__Task description__. Whenever a line below holds the word "Recreate", copy that line.

__Record extracts__.
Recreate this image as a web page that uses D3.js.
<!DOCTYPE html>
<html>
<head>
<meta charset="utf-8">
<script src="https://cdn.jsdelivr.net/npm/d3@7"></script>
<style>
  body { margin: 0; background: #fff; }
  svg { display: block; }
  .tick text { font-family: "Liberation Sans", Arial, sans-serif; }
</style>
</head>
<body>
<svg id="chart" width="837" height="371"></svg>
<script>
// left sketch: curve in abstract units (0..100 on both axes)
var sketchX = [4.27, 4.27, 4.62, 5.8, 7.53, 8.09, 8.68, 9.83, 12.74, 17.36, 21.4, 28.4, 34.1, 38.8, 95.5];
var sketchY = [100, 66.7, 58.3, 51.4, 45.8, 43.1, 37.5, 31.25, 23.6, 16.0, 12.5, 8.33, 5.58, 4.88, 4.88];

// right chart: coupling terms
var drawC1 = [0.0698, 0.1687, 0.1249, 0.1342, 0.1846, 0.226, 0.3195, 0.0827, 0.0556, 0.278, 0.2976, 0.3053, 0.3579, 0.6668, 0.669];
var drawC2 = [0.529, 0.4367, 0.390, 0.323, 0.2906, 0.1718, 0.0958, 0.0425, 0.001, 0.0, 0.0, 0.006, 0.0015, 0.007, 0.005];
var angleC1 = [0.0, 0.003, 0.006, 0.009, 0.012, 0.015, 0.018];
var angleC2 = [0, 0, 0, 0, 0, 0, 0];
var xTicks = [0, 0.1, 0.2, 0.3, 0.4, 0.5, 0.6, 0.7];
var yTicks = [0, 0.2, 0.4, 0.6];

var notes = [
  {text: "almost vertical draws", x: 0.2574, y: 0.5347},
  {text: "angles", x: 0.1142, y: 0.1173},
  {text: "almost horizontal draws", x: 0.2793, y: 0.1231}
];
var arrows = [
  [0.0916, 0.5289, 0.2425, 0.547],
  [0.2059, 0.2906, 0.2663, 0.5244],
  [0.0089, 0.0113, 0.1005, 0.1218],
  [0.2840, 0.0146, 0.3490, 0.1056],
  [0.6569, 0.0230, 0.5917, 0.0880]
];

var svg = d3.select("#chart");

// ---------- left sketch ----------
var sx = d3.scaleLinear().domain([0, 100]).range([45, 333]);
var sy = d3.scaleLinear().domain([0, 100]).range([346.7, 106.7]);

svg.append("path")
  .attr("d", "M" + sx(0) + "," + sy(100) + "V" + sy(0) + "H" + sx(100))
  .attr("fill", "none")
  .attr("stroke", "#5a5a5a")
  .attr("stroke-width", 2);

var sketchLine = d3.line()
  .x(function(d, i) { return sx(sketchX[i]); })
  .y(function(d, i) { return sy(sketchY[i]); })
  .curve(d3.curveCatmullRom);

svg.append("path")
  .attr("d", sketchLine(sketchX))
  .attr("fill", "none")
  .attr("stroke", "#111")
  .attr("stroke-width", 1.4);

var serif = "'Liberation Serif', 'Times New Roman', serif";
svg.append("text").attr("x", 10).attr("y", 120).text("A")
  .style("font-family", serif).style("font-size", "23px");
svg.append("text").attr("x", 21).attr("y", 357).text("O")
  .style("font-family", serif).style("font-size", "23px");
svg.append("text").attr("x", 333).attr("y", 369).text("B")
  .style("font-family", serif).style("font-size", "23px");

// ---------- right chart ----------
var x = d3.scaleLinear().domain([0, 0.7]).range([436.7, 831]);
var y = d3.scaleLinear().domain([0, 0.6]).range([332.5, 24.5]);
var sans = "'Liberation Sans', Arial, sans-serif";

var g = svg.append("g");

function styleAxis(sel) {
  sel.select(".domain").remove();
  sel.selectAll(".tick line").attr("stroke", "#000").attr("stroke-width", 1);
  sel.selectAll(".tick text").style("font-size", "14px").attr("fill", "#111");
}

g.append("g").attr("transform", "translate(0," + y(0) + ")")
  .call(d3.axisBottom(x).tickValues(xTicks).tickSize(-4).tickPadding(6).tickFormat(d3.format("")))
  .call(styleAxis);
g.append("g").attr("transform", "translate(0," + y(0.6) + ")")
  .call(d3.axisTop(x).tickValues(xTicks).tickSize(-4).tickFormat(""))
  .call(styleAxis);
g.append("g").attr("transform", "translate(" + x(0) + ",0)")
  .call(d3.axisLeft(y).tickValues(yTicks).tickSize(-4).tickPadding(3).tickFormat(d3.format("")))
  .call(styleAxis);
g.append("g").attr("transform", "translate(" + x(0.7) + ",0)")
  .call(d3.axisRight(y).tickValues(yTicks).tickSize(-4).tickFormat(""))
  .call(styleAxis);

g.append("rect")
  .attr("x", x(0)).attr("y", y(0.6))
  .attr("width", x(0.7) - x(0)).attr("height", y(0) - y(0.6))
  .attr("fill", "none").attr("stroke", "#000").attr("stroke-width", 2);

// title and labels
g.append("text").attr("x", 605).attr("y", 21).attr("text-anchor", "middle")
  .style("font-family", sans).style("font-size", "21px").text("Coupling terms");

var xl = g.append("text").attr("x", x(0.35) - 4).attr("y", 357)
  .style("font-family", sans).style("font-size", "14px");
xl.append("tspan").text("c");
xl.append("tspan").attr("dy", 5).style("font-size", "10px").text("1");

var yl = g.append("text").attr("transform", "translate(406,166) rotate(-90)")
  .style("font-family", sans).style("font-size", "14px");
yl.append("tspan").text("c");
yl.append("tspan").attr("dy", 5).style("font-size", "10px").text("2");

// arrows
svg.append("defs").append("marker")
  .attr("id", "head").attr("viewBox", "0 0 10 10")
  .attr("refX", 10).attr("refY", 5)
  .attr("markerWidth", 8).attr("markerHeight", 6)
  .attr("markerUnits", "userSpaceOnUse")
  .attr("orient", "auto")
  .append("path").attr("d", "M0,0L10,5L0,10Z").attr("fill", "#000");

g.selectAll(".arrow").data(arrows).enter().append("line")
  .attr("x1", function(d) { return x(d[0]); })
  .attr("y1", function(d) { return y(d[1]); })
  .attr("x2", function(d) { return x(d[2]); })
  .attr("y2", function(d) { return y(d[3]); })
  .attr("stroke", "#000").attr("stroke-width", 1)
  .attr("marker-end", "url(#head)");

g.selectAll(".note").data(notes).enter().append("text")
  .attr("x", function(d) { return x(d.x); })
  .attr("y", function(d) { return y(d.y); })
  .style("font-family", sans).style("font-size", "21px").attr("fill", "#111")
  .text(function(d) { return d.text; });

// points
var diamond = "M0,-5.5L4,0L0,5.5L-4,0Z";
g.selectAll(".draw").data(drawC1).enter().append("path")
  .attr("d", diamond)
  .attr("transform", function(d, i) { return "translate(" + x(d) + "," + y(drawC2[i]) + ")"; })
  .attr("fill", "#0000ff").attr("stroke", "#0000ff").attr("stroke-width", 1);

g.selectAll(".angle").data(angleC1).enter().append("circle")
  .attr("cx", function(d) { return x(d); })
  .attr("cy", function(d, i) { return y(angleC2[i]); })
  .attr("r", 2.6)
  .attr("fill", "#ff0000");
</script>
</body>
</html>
--
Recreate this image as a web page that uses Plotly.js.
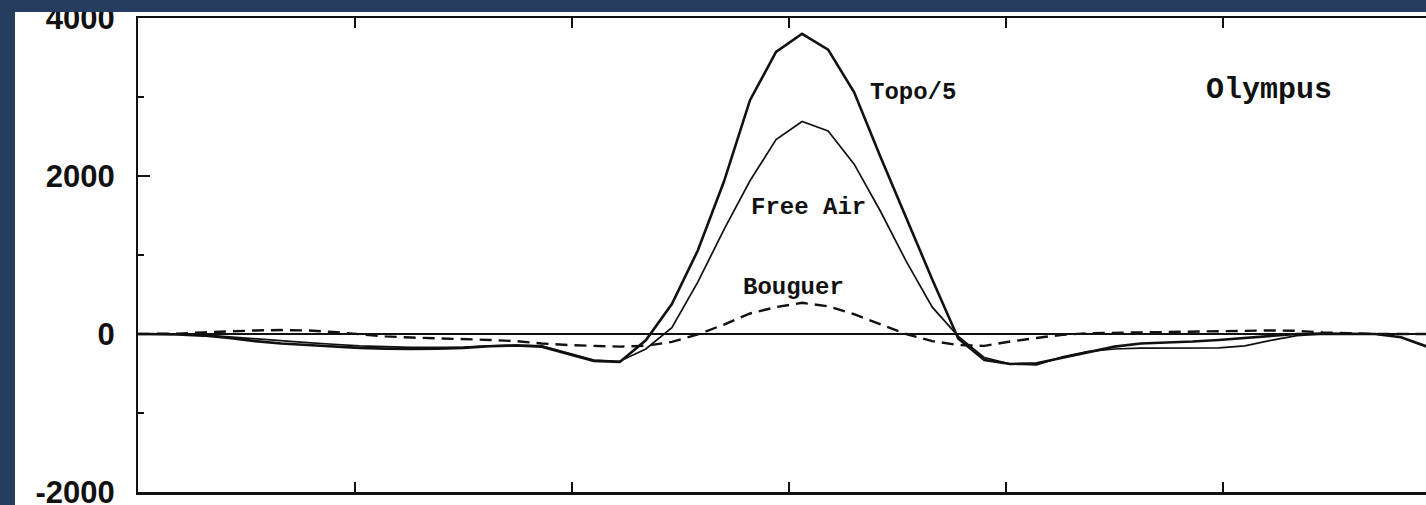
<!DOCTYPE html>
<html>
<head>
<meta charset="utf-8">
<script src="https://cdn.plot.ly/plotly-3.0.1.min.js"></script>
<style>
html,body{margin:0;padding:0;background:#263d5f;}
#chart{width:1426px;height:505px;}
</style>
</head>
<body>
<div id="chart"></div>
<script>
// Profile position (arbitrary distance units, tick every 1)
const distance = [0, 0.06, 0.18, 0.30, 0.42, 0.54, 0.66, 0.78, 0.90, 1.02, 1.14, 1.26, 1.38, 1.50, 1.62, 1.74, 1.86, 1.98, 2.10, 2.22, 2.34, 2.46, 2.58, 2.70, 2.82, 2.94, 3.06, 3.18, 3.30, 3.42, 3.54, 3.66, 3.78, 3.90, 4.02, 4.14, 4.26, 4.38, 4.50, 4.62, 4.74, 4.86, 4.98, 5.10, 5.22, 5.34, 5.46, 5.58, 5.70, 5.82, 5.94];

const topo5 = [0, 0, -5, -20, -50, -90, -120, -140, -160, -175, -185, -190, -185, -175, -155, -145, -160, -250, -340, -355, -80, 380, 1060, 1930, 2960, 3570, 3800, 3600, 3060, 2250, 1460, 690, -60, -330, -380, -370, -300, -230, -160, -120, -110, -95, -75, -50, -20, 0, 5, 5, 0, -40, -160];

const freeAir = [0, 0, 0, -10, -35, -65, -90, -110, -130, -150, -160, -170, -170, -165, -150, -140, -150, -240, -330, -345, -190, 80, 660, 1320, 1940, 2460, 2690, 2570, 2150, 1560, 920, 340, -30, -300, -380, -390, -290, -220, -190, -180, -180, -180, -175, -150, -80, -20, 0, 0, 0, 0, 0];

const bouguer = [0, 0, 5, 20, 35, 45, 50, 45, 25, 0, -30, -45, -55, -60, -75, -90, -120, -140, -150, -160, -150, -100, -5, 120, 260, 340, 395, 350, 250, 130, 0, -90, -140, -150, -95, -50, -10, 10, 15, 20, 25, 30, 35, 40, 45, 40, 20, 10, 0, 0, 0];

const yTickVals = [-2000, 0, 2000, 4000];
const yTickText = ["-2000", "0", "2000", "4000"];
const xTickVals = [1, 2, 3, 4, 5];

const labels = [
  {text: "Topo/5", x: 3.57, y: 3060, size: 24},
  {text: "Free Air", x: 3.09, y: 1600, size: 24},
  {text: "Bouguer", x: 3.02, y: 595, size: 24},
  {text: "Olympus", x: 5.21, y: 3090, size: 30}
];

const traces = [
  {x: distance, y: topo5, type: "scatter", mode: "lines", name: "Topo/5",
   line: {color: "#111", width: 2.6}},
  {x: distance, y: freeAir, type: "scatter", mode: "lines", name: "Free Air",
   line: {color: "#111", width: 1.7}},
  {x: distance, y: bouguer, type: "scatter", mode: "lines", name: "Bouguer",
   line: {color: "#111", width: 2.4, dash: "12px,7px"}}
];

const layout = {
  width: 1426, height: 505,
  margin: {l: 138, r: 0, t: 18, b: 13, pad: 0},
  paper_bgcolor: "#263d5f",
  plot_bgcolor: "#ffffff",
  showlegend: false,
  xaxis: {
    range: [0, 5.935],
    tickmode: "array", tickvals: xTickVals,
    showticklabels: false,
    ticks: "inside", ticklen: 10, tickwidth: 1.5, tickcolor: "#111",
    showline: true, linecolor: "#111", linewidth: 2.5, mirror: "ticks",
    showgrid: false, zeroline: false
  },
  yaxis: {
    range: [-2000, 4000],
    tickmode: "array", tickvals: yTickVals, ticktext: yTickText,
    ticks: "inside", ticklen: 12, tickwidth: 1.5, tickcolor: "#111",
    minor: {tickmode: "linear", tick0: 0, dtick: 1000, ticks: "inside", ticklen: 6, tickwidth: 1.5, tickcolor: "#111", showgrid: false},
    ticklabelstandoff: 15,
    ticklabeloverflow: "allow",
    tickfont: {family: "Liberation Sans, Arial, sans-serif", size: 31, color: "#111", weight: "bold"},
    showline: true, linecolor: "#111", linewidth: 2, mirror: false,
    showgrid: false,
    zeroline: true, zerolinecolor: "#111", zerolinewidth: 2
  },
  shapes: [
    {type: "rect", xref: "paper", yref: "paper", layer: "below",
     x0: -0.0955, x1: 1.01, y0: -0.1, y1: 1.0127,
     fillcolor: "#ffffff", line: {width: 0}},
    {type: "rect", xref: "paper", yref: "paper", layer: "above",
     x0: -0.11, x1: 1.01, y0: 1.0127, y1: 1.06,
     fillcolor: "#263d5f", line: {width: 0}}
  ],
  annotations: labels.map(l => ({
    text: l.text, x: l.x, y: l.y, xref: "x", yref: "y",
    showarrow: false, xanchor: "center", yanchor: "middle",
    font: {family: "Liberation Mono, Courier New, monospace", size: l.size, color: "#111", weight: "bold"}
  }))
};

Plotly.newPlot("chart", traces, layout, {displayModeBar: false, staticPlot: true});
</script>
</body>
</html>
---
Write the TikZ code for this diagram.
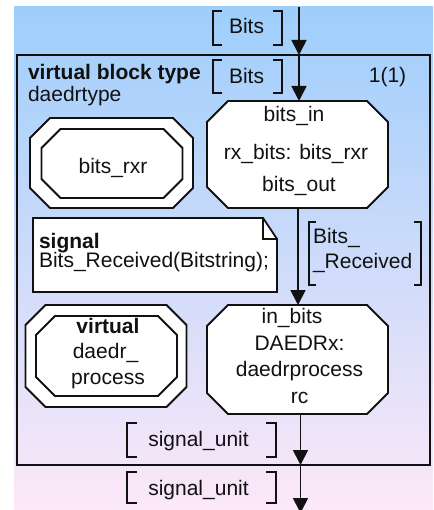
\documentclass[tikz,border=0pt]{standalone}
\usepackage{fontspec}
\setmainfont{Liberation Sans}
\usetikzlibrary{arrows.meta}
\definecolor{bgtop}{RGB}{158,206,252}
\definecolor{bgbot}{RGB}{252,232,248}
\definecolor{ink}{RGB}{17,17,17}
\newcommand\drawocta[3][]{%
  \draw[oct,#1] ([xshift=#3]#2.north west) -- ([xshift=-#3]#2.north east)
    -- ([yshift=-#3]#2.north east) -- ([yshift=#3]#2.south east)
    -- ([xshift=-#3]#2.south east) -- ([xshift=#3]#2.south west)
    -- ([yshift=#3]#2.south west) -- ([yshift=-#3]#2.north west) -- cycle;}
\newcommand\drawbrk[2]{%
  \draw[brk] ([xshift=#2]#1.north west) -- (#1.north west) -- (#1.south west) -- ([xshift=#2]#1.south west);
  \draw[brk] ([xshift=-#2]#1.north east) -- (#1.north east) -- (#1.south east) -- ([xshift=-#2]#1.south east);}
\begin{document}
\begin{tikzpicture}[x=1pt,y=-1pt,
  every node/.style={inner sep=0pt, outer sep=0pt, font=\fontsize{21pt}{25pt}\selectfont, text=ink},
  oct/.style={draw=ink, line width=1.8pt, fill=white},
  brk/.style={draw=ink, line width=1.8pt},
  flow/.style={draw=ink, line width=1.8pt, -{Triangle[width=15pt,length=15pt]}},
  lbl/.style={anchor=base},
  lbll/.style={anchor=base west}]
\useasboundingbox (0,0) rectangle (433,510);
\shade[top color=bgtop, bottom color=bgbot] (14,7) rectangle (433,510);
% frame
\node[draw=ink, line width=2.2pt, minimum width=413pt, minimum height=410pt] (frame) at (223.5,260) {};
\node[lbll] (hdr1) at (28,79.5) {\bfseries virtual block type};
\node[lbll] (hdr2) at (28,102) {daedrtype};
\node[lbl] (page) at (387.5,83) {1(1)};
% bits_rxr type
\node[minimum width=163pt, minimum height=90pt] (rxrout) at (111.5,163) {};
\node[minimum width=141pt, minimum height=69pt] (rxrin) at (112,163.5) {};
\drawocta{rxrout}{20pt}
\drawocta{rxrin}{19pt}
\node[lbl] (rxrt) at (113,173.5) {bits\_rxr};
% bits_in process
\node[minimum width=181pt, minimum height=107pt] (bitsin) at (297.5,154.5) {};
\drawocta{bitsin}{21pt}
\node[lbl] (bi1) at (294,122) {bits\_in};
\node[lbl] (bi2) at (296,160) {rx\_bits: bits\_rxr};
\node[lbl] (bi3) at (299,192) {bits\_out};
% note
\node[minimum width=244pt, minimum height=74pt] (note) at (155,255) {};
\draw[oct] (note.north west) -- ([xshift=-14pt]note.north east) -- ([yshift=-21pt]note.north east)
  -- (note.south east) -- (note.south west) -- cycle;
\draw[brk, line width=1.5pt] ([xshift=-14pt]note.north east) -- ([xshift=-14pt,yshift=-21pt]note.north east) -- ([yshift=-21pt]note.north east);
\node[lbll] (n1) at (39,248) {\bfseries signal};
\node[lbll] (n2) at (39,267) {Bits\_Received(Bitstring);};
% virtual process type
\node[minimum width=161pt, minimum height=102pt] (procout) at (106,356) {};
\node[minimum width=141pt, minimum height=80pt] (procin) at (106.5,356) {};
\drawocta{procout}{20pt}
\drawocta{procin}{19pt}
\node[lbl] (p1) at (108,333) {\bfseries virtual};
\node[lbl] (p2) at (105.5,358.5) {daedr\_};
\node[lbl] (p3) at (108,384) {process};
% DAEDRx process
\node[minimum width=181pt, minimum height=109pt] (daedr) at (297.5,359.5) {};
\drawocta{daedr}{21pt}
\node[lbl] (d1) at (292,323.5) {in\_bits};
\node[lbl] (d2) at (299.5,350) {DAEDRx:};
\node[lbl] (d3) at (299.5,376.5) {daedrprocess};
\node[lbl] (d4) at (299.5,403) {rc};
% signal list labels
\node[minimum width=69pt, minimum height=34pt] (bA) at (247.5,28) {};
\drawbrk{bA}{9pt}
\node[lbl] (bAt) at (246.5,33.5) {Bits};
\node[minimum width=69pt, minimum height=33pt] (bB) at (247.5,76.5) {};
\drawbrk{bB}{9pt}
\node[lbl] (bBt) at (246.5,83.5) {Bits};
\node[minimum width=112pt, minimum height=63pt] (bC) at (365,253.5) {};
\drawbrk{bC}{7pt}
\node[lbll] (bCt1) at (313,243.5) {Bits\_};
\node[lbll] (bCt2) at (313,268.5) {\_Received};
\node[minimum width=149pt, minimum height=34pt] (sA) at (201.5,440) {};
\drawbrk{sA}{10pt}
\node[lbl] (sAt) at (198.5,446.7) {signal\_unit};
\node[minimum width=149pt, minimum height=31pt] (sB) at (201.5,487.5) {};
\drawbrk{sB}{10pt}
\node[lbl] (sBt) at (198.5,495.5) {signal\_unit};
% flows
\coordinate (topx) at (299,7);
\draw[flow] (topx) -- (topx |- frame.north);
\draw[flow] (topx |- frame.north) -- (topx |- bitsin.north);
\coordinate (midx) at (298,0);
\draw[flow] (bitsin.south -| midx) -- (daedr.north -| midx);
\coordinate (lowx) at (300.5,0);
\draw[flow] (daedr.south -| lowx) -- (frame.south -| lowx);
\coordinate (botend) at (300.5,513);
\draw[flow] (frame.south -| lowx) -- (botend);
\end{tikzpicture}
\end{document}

__Exercise response__.
Recreate this image as a web page that uses D3.js.
Recreate this image as a web page that uses Plotly.js.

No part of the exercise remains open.